»»

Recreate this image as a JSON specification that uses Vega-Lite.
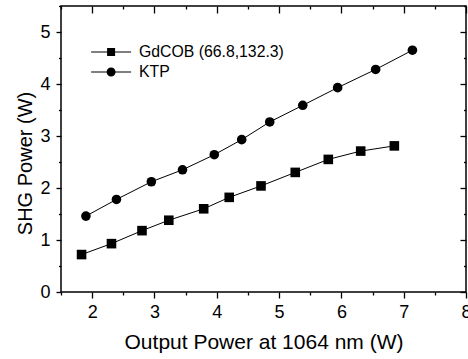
{
  "$schema": "https://vega.github.io/schema/vega-lite/v6.json",
  "autosize": "none",
  "padding": {"left": 61, "top": 6, "right": 2, "bottom": 67},
  "width": 405,
  "height": 286,
  "background": "white",
  "config": {
    "view": {"stroke": "black", "strokeWidth": 1.5},
    "font": "Liberation Sans",
    "axis": {
      "domain": false,
      "grid": false,
      "tickColor": "black",
      "tickWidth": 1.3,
      "labelColor": "black",
      "titleColor": "black",
      "labelFont": "Liberation Sans",
      "titleFont": "Liberation Sans",
      "labelFontSize": 18,
      "titleFontSize": 20,
      "titleFontWeight": "normal",
      "labelOverlap": false,
      "labelFlush": false
    }
  },
  "data": {
    "values": [
      {"series": "GdCOB (66.8,132.3)", "p": 1.83, "shg": 0.72},
      {"series": "GdCOB (66.8,132.3)", "p": 2.31, "shg": 0.93},
      {"series": "GdCOB (66.8,132.3)", "p": 2.80, "shg": 1.18},
      {"series": "GdCOB (66.8,132.3)", "p": 3.23, "shg": 1.38},
      {"series": "GdCOB (66.8,132.3)", "p": 3.79, "shg": 1.60},
      {"series": "GdCOB (66.8,132.3)", "p": 4.20, "shg": 1.82},
      {"series": "GdCOB (66.8,132.3)", "p": 4.71, "shg": 2.04},
      {"series": "GdCOB (66.8,132.3)", "p": 5.26, "shg": 2.30},
      {"series": "GdCOB (66.8,132.3)", "p": 5.79, "shg": 2.55},
      {"series": "GdCOB (66.8,132.3)", "p": 6.31, "shg": 2.71},
      {"series": "GdCOB (66.8,132.3)", "p": 6.85, "shg": 2.81},
      {"series": "KTP", "p": 1.90, "shg": 1.46},
      {"series": "KTP", "p": 2.39, "shg": 1.78},
      {"series": "KTP", "p": 2.95, "shg": 2.12},
      {"series": "KTP", "p": 3.45, "shg": 2.35},
      {"series": "KTP", "p": 3.96, "shg": 2.64},
      {"series": "KTP", "p": 4.40, "shg": 2.93},
      {"series": "KTP", "p": 4.85, "shg": 3.27},
      {"series": "KTP", "p": 5.38, "shg": 3.59},
      {"series": "KTP", "p": 5.94, "shg": 3.93},
      {"series": "KTP", "p": 6.55, "shg": 4.28},
      {"series": "KTP", "p": 7.14, "shg": 4.65}
    ]
  },
  "resolve": {
    "axis": {"x": "independent", "y": "independent"},
    "scale": {"shape": "independent"},
    "legend": {"shape": "independent"}
  },
  "layer": [
    {
      "mark": {"type": "line", "color": "black", "strokeWidth": 1},
      "encoding": {
        "x": {
          "field": "p", "type": "quantitative",
          "scale": {"domain": [1.5, 8], "nice": false, "zero": false},
          "axis": {
            "orient": "bottom",
            "values": [1.5, 2, 2.5, 3, 3.5, 4, 4.5, 5, 5.5, 6, 6.5, 7, 7.5, 8],
            "tickSize": {"condition": {"test": "datum.value % 1 === 0", "value": 6}, "value": 3},
            "labelExpr": "datum.value % 1 === 0 ? format(datum.value, 'd') : ''",
            "labelPadding": 5,
            "title": "Output Power at 1064 nm (W)",
            "titleFontSize": 21,
            "titleY": 56,
            "titleBaseline": "alphabetic"
          }
        },
        "y": {
          "field": "shg", "type": "quantitative",
          "scale": {"domain": [0, 5.5], "nice": false, "zero": false},
          "axis": {
            "orient": "left",
            "values": [0, 0.5, 1, 1.5, 2, 2.5, 3, 3.5, 4, 4.5, 5, 5.5],
            "tickSize": {"condition": {"test": "datum.value % 1 === 0", "value": 5}, "value": 2.5},
            "labelExpr": "datum.value % 1 === 0 ? format(datum.value, 'd') : ''",
            "labelPadding": 6,
            "title": "SHG Power (W)",
            "titleX": -36,
            "titleY": 157,
            "titleBaseline": "middle"
          }
        },
        "detail": {"field": "series"}
      }
    },
    {
      "mark": {"type": "point", "filled": true, "opacity": 1, "color": "black", "size": 92},
      "encoding": {
        "x": {
          "field": "p", "type": "quantitative",
          "axis": {
            "orient": "top",
            "values": [1.5, 2, 2.5, 3, 3.5, 4, 4.5, 5, 5.5, 6, 6.5, 7, 7.5, 8],
            "tickSize": {"condition": {"test": "datum.value % 1 === 0", "value": -7}, "value": -3},
            "labels": false,
            "title": null
          }
        },
        "y": {
          "field": "shg", "type": "quantitative",
          "axis": {
            "orient": "right",
            "values": [0, 0.5, 1, 1.5, 2, 2.5, 3, 3.5, 4, 4.5, 5, 5.5],
            "tickSize": {"condition": {"test": "datum.value % 1 === 0", "value": -6}, "value": -2.5},
            "labels": false,
            "title": null
          }
        },
        "shape": {
          "field": "series", "type": "nominal",
          "scale": {"domain": ["GdCOB (66.8,132.3)", "KTP"], "range": ["square", "circle"]},
          "legend": null
        }
      }
    },
    {
      "mark": {"type": "point", "filled": true, "opacity": 1, "color": "black", "size": 0},
      "encoding": {
        "x": {"field": "p", "type": "quantitative", "axis": null},
        "y": {"field": "shg", "type": "quantitative", "axis": null},
        "shape": {
          "field": "series", "type": "nominal",
          "scale": {
            "domain": ["GdCOB (66.8,132.3)", "KTP"],
            "range": [
              "M-4,-0.1H4V0.1H-4ZM-0.8,-0.8H0.8V0.8H-0.8Z",
              "M-4,-0.1H4V0.1H-4ZM-0.9,0A0.9,0.9 0 1,1 0.9,0A0.9,0.9 0 1,1 -0.9,0Z"
            ]
          },
          "legend": {
            "title": null,
            "orient": "none",
            "legendX": 42.2,
            "legendY": 38,
            "padding": 0,
            "symbolSize": 100,
            "symbolFillColor": "black",
            "symbolOpacity": 1,
            "labelOffset": 20,
            "rowPadding": 3,
            "labelFont": "Liberation Sans",
            "labelFontSize": 15.8,
            "labelColor": "black"
          }
        }
      }
    }
  ]
}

««

* _Problem statement_: Copy every line above word for word and exclude the pictures.

* _Written response_:
Recreate this image as a JSON specification that uses Vega-Lite.
{
  "$schema": "https://vega.github.io/schema/vega-lite/v6.json",
  "autosize": "none",
  "padding": {"left": 61, "top": 6, "right": 2, "bottom": 67},
  "width": 405,
  "height": 286,
  "background": "white",
  "config": {
    "view": {"stroke": "black", "strokeWidth": 1.5},
    "font": "Liberation Sans",
    "axis": {
      "domain": false,
      "grid": false,
      "tickColor": "black",
      "tickWidth": 1.3,
      "labelColor": "black",
      "titleColor": "black",
      "labelFont": "Liberation Sans",
      "titleFont": "Liberation Sans",
      "labelFontSize": 18,
      "titleFontSize": 20,
      "titleFontWeight": "normal",
      "labelOverlap": false,
      "labelFlush": false
    }
  },
  "data": {
    "values": [
      {"series": "GdCOB (66.8,132.3)", "p": 1.83, "shg": 0.72},
      {"series": "GdCOB (66.8,132.3)", "p": 2.31, "shg": 0.93},
      {"series": "GdCOB (66.8,132.3)", "p": 2.80, "shg": 1.18},
      {"series": "GdCOB (66.8,132.3)", "p": 3.23, "shg": 1.38},
      {"series": "GdCOB (66.8,132.3)", "p": 3.79, "shg": 1.60},
      {"series": "GdCOB (66.8,132.3)", "p": 4.20, "shg": 1.82},
      {"series": "GdCOB (66.8,132.3)", "p": 4.71, "shg": 2.04},
      {"series": "GdCOB (66.8,132.3)", "p": 5.26, "shg": 2.30},
      {"series": "GdCOB (66.8,132.3)", "p": 5.79, "shg": 2.55},
      {"series": "GdCOB (66.8,132.3)", "p": 6.31, "shg": 2.71},
      {"series": "GdCOB (66.8,132.3)", "p": 6.85, "shg": 2.81},
      {"series": "KTP", "p": 1.90, "shg": 1.46},
      {"series": "KTP", "p": 2.39, "shg": 1.78},
      {"series": "KTP", "p": 2.95, "shg": 2.12},
      {"series": "KTP", "p": 3.45, "shg": 2.35},
      {"series": "KTP", "p": 3.96, "shg": 2.64},
      {"series": "KTP", "p": 4.40, "shg": 2.93},
      {"series": "KTP", "p": 4.85, "shg": 3.27},
      {"series": "KTP", "p": 5.38, "shg": 3.59},
      {"series": "KTP", "p": 5.94, "shg": 3.93},
      {"series": "KTP", "p": 6.55, "shg": 4.28},
      {"series": "KTP", "p": 7.14, "shg": 4.65}
    ]
  },
  "resolve": {
    "axis": {"x": "independent", "y": "independent"},
    "scale": {"shape": "independent"},
    "legend": {"shape": "independent"}
  },
  "layer": [
    {
      "mark": {"type": "line", "color": "black", "strokeWidth": 1},
      "encoding": {
        "x": {
          "field": "p", "type": "quantitative",
          "scale": {"domain": [1.5, 8], "nice": false, "zero": false},
          "axis": {
            "orient": "bottom",
            "values": [1.5, 2, 2.5, 3, 3.5, 4, 4.5, 5, 5.5, 6, 6.5, 7, 7.5, 8],
            "tickSize": {"condition": {"test": "datum.value % 1 === 0", "value": 6}, "value": 3},
            "labelExpr": "datum.value % 1 === 0 ? format(datum.value, 'd') : ''",
            "labelPadding": 5,
            "title": "Output Power at 1064 nm (W)",
            "titleFontSize": 21,
            "titleY": 56,
            "titleBaseline": "alphabetic"
          }
        },
        "y": {
          "field": "shg", "type": "quantitative",
          "scale": {"domain": [0, 5.5], "nice": false, "zero": false},
          "axis": {
            "orient": "left",
            "values": [0, 0.5, 1, 1.5, 2, 2.5, 3, 3.5, 4, 4.5, 5, 5.5],
            "tickSize": {"condition": {"test": "datum.value % 1 === 0", "value": 5}, "value": 2.5},
            "labelExpr": "datum.value % 1 === 0 ? format(datum.value, 'd') : ''",
            "labelPadding": 6,
            "title": "SHG Power (W)",
            "titleX": -36,
            "titleY": 157,
            "titleBaseline": "middle"
          }
        },
        "detail": {"field": "series"}
      }
    },
    {
      "mark": {"type": "point", "filled": true, "opacity": 1, "color": "black", "size": 92},
      "encoding": {
        "x": {
          "field": "p", "type": "quantitative",
          "axis": {
            "orient": "top",
            "values": [1.5, 2, 2.5, 3, 3.5, 4, 4.5, 5, 5.5, 6, 6.5, 7, 7.5, 8],
            "tickSize": {"condition": {"test": "datum.value % 1 === 0", "value": -7}, "value": -3},
            "labels": false,
            "title": null
          }
        },
        "y": {
          "field": "shg", "type": "quantitative",
          "axis": {
            "orient": "right",
            "values": [0, 0.5, 1, 1.5, 2, 2.5, 3, 3.5, 4, 4.5, 5, 5.5],
            "tickSize": {"condition": {"test": "datum.value % 1 === 0", "value": -6}, "value": -2.5},
            "labels": false,
            "title": null
          }
        },
        "shape": {
          "field": "series", "type": "nominal",
          "scale": {"domain": ["GdCOB (66.8,132.3)", "KTP"], "range": ["square", "circle"]},
          "legend": null
        }
      }
    },
    {
      "mark": {"type": "point", "filled": true, "opacity": 1, "color": "black", "size": 0},
      "encoding": {
        "x": {"field": "p", "type": "quantitative", "axis": null},
        "y": {"field": "shg", "type": "quantitative", "axis": null},
        "shape": {
          "field": "series", "type": "nominal",
          "scale": {
            "domain": ["GdCOB (66.8,132.3)", "KTP"],
            "range": [
              "M-4,-0.1H4V0.1H-4ZM-0.8,-0.8H0.8V0.8H-0.8Z",
              "M-4,-0.1H4V0.1H-4ZM-0.9,0A0.9,0.9 0 1,1 0.9,0A0.9,0.9 0 1,1 -0.9,0Z"
            ]
          },
          "legend": {
            "title": null,
            "orient": "none",
            "legendX": 42.2,
            "legendY": 38,
            "padding": 0,
            "symbolSize": 100,
            "symbolFillColor": "black",
            "symbolOpacity": 1,
            "labelOffset": 20,
            "rowPadding": 3,
            "labelFont": "Liberation Sans",
            "labelFontSize": 15.8,
            "labelColor": "black"
          }
        }
      }
    }
  ]
}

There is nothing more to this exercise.